Он знает, кому обязан этими удивительными, не испытанными прежде чувствами. Николаю Михайловичу. Своему учителю, другу.
Оставив позади еще один хребет и переправившись через небольшую реку, экспедиция подошла к хырме — глиняной цитадели хорошо знакомого князя Дзуп-Дзасака. Дважды уже в предыдущих экспедициях обращался Пржевальский за помощью к князю, оставляя у пего на время часть багажа и покупая кое-какую провизию. С надуманными трудностями, со всевозможными оговорками все это делалось, однако же делалось все-таки. Да и какой это князь… Так, одно название только. Во владении юрт тридцать, не более, да и подать в казну княжескую идет не золотом и не серебром, не каменьями драгоценными — откуда этому взяться, а по барану и по нескольку фунтов масла в год с юрты. Что и говорить, небогат князь, конечно…
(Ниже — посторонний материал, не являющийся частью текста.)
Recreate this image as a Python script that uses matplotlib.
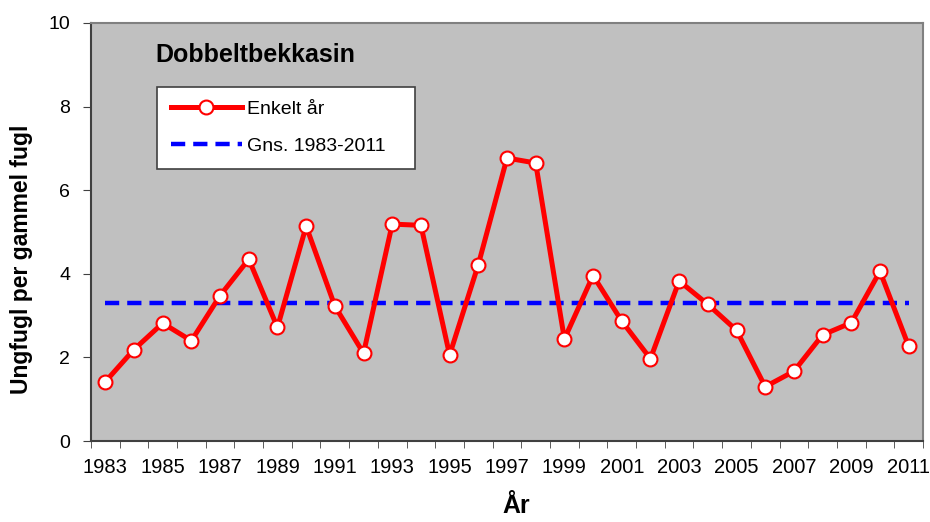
import matplotlib.pyplot as plt
import numpy as np

years = list(range(1983, 2012))
ratio = [1.42, 2.19, 2.82, 2.40, 3.48, 4.35, 2.72, 5.14, 3.23, 2.10,
         5.19, 5.16, 2.06, 4.22, 6.77, 6.65, 2.44, 3.96, 2.87, 1.97,
         3.83, 3.27, 2.65, 1.30, 1.67, 2.54, 2.83, 4.06, 2.27]
mean_val = 3.30
tick_labels = [str(y) if (y - 1983) % 2 == 0 else "" for y in years]

plt.rcParams['font.family'] = ['Liberation Sans', 'DejaVu Sans']

fig = plt.figure(figsize=(9.3, 5.22), dpi=100)
ax = fig.add_axes([0.0978, 0.155, 0.8947, 0.801])
ax.set_facecolor('#c0c0c0')

x = np.arange(len(years))
ax.plot(x, [mean_val] * len(years), color='#0000ff', lw=3.2,
        dashes=(3.2, 1.8), label='Gns. 1983-2011', zorder=2)
ax.plot(x, ratio, color='#ff0000', lw=3.6, marker='o', markersize=10,
        markerfacecolor='white', markeredgecolor='#ff0000', markeredgewidth=1.5,
        label='Enkelt år', zorder=3)

ax.set_xlim(-0.5, len(years) - 0.5)
ax.set_ylim(0, 10)
ax.set_yticks(range(0, 11, 2))
ax.tick_params(axis='y', labelsize=14, length=6, color='#404040', pad=9)

ax.set_xticks(x)
ax.set_xticklabels(tick_labels, fontsize=14.5)
ax.set_xticks(np.arange(-0.5, len(years)), minor=True)
ax.tick_params(axis='x', which='major', length=0, pad=12)
ax.tick_params(axis='x', which='minor', length=5, color='#404040')

for side in ['left', 'bottom']:
    ax.spines[side].set_color('#404040')
    ax.spines[side].set_linewidth(1.5)
for side in ['top', 'right']:
    ax.spines[side].set_color('#808080')
    ax.spines[side].set_linewidth(1.5)

ax.set_ylabel('Ungfugl per gammel fugl', fontsize=16.5, fontweight='bold')
ax.yaxis.set_label_coords(-0.07, 0.435)
ax.set_xlabel('År', fontsize=18, fontweight='bold')
ax.xaxis.set_label_coords(0.511, -0.127)

ax.text(0.077, 0.923, 'Dobbeltbekkasin', transform=ax.transAxes, fontsize=18,
        fontweight='bold', va='center', ha='left')

handles, labels = ax.get_legend_handles_labels()
leg = ax.legend(handles[::-1], labels[::-1], loc='upper left',
                bbox_to_anchor=(0.0793, 0.5, 0.310, 0.347), mode='expand',
                borderaxespad=0, fontsize=14, frameon=True,
                fancybox=False, edgecolor='#404040', framealpha=1,
                handlelength=3.65, labelspacing=1.0, borderpad=0.7,
                handletextpad=0.3)
leg.get_frame().set_linewidth(1.2)

fig.savefig('out.png', dpi=100)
Приблизительно в середине мая путешественники выступили к истокам Желтой реки. Впереди лежала нехоженая европейцами местность. Даже и сами китайцы ничего не знали о ней. Судя по тем скудным сведениям, что имелись о ней, люди там не жили совсем из-за тяжелого климата и огромной высоты. Ни животному, ни человеку не добыть там пропитания…
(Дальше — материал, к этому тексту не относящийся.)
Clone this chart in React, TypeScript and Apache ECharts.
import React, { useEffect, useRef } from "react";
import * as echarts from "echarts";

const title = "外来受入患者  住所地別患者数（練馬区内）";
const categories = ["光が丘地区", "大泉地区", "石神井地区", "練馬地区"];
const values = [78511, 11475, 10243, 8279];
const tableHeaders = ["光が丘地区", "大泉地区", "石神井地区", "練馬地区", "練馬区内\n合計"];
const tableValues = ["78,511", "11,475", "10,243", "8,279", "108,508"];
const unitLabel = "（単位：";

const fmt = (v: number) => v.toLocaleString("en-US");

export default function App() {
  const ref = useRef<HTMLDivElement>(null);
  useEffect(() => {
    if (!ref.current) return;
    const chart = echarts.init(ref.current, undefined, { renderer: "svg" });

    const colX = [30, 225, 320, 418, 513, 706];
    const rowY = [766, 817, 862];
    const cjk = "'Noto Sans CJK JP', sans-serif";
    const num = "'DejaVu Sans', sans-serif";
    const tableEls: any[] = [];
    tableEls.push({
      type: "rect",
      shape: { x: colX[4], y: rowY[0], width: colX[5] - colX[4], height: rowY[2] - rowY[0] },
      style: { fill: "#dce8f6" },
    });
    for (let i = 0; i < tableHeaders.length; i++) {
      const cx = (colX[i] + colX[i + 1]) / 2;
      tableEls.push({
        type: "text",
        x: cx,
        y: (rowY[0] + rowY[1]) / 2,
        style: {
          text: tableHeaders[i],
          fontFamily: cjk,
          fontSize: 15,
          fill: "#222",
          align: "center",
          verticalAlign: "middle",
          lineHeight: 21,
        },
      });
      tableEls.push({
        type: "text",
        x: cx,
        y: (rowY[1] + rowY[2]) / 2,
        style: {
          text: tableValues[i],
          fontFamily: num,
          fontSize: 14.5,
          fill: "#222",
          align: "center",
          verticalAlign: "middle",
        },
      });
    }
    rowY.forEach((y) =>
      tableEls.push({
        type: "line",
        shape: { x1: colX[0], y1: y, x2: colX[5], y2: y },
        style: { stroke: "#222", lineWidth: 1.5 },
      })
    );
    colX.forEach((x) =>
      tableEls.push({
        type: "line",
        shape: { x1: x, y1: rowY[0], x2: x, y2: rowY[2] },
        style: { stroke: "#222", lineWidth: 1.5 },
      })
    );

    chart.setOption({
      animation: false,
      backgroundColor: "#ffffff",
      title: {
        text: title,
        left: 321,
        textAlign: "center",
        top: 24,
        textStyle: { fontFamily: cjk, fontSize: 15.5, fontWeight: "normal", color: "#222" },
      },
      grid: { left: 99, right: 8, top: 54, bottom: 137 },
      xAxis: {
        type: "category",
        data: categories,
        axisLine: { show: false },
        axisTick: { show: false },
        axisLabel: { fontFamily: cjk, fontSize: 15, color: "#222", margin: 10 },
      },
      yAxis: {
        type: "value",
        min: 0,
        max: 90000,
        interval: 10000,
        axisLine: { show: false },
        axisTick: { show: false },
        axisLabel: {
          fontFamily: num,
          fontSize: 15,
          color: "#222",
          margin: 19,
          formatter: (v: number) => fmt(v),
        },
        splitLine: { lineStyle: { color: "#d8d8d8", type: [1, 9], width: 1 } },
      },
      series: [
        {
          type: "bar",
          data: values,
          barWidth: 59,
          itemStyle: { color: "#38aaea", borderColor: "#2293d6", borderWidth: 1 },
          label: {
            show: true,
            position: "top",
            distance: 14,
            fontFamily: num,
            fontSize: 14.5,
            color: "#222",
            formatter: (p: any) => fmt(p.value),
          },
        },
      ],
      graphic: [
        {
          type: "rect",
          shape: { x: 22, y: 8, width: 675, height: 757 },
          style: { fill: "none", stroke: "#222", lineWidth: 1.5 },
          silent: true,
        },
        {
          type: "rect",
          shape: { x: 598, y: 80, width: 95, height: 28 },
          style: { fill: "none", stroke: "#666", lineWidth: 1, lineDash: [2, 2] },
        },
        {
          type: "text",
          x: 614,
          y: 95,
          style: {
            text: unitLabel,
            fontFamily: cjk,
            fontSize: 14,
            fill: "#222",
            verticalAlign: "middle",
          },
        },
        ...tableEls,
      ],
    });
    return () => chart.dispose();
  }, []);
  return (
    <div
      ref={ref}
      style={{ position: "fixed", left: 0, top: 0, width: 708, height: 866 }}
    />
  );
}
Пржевальский записывает: «В редких случаях, в особенности в наше время, доводится путешественнику стоять у порога столь обширной неведомой площади, каковая расстилается перед нами из юго-восточного Цайдама». Вот куда направляли они свой путь.
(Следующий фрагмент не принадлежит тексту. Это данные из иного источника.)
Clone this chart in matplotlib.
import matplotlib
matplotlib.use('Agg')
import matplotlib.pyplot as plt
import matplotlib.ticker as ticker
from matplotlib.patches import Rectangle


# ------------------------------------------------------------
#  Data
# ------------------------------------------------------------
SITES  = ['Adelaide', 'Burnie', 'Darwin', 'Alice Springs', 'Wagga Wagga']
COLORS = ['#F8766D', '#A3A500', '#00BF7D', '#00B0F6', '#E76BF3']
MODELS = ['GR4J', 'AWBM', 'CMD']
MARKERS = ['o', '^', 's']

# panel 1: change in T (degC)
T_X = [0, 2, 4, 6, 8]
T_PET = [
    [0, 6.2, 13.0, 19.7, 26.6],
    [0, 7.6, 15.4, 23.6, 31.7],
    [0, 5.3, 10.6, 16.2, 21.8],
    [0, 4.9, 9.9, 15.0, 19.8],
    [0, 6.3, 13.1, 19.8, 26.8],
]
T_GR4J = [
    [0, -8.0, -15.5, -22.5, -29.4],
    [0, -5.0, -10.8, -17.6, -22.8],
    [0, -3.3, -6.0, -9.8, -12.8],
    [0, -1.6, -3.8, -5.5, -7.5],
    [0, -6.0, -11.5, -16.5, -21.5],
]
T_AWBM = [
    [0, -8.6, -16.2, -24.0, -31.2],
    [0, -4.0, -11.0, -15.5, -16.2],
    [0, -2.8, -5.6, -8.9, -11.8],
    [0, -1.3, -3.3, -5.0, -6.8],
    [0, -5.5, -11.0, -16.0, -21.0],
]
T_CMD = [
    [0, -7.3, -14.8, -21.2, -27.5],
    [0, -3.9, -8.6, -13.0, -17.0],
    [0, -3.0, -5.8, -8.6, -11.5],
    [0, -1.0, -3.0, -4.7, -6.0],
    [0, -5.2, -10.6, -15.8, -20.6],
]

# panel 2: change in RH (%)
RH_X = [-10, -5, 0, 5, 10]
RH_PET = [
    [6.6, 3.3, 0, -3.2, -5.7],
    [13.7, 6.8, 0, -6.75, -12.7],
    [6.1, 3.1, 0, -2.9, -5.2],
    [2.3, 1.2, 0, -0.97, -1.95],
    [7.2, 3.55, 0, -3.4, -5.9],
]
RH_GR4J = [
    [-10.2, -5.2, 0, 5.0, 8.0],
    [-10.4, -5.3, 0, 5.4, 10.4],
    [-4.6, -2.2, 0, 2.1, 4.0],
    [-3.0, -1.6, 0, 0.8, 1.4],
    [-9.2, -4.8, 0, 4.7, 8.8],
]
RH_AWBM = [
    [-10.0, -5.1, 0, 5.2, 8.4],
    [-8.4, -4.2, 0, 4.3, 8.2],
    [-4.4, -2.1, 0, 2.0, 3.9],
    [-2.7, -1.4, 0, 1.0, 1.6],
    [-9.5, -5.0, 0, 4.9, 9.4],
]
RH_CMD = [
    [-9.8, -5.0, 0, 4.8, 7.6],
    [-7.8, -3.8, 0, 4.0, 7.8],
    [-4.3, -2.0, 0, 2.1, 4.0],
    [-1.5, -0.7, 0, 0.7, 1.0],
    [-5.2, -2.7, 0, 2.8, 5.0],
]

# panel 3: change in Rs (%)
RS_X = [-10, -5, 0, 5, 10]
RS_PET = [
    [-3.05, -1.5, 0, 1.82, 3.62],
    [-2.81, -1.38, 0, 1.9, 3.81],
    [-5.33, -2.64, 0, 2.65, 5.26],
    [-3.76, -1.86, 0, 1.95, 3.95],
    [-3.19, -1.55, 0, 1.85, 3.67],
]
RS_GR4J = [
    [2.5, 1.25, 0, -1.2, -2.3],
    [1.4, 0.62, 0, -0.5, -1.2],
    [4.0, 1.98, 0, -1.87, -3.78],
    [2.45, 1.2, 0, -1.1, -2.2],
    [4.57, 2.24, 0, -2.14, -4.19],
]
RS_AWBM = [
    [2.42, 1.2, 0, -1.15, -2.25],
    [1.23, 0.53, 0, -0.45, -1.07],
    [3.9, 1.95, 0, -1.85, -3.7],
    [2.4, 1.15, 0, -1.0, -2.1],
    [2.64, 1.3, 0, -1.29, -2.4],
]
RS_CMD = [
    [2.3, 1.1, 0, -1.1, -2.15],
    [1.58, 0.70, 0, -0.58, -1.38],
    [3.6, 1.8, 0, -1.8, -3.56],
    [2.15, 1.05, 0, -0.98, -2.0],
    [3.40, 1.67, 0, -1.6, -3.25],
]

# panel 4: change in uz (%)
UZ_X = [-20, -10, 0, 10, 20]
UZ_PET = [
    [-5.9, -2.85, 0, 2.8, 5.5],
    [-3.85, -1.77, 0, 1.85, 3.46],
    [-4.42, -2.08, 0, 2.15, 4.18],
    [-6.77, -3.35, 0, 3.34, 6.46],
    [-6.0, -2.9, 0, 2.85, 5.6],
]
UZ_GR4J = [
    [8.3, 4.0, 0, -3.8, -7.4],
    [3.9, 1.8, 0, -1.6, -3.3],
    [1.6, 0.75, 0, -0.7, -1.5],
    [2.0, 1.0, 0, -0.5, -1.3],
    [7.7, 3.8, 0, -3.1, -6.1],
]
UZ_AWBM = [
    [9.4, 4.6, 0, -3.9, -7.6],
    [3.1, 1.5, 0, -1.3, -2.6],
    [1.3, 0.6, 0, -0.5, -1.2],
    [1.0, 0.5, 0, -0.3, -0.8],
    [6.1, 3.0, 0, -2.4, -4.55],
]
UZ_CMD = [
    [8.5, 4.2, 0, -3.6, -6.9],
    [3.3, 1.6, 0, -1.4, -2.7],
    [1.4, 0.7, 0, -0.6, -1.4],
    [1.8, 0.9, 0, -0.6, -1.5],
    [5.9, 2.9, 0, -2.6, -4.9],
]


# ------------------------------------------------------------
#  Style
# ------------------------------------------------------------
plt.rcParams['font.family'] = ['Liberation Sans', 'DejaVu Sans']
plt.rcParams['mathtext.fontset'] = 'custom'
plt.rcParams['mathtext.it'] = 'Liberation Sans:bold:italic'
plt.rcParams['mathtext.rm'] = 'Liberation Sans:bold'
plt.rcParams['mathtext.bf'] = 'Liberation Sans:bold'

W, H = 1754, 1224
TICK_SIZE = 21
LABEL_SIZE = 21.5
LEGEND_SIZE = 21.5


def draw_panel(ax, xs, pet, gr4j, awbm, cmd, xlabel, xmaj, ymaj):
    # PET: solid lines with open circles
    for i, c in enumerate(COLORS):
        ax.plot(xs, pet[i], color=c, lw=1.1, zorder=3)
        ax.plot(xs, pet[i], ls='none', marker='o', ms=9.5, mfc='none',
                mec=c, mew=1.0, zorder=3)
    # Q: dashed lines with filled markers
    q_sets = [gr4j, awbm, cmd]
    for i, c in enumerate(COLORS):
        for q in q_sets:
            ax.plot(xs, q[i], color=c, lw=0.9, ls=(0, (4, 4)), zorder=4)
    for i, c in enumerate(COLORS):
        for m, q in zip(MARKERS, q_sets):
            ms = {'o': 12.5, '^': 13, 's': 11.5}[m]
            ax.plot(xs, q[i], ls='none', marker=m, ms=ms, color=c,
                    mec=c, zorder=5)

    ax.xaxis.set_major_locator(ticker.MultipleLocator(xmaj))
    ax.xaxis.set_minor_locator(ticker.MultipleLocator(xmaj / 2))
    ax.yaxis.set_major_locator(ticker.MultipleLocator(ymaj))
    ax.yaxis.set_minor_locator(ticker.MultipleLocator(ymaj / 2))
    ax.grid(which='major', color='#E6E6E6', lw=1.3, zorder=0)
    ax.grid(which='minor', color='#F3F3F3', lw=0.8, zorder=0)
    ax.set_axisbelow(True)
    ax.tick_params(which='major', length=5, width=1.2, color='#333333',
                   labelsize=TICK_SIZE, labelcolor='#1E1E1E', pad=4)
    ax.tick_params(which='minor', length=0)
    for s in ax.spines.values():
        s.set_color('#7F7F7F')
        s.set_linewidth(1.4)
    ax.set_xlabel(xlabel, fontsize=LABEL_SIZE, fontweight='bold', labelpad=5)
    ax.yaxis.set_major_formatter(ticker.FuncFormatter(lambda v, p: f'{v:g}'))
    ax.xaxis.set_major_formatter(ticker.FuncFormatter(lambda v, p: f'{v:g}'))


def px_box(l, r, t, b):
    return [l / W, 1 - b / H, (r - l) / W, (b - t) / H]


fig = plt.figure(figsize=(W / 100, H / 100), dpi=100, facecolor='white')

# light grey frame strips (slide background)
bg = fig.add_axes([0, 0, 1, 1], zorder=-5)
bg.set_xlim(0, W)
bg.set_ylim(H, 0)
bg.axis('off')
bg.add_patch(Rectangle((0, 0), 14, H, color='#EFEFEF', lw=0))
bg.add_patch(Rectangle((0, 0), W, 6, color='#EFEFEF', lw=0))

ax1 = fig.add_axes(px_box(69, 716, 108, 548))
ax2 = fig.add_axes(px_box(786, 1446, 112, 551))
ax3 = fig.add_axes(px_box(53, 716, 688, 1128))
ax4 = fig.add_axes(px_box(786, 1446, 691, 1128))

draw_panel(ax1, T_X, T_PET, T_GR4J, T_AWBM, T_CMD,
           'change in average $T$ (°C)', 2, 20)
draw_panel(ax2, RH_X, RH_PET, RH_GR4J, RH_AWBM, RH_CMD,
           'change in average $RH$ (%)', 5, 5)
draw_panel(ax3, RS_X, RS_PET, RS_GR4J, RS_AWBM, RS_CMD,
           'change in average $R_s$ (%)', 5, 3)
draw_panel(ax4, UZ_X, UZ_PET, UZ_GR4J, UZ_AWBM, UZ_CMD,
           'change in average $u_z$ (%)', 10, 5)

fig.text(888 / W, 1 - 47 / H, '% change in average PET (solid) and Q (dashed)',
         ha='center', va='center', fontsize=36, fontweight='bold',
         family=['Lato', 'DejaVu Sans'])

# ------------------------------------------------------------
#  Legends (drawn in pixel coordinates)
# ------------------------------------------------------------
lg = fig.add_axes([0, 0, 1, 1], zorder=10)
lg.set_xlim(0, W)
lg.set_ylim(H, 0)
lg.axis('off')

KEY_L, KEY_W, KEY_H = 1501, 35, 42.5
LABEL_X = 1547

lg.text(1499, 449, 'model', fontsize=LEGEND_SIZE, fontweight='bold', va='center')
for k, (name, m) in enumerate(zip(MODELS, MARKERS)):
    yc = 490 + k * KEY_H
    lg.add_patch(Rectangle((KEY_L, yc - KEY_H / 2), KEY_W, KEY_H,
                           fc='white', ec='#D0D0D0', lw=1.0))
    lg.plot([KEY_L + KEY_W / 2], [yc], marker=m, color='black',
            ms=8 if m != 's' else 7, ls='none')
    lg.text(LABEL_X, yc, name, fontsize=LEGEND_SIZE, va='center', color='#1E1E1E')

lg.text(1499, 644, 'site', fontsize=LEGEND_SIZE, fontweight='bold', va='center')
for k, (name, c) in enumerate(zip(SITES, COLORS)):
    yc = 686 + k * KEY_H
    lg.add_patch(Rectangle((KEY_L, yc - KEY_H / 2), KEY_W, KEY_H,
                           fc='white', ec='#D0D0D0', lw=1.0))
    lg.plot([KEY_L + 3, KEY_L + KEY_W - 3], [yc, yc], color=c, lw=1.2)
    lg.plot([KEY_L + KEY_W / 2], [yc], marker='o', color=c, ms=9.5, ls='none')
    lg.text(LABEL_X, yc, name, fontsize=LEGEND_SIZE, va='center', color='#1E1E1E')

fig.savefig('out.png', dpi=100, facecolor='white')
Преодолев очередной горный хребет, путешественники ступили на землю Северного Тибета. Необозримое волнистое нагорье лежало перед ними. Сам же Пржевальский был в этот момент на перепутье: если пойти на юго-запад, то можно достичь заветной, все время ускользающей Лхасы. Если прямо на юг — к неведомым истокам Желтой реки. Пржевальский повел своих людей точно на юг.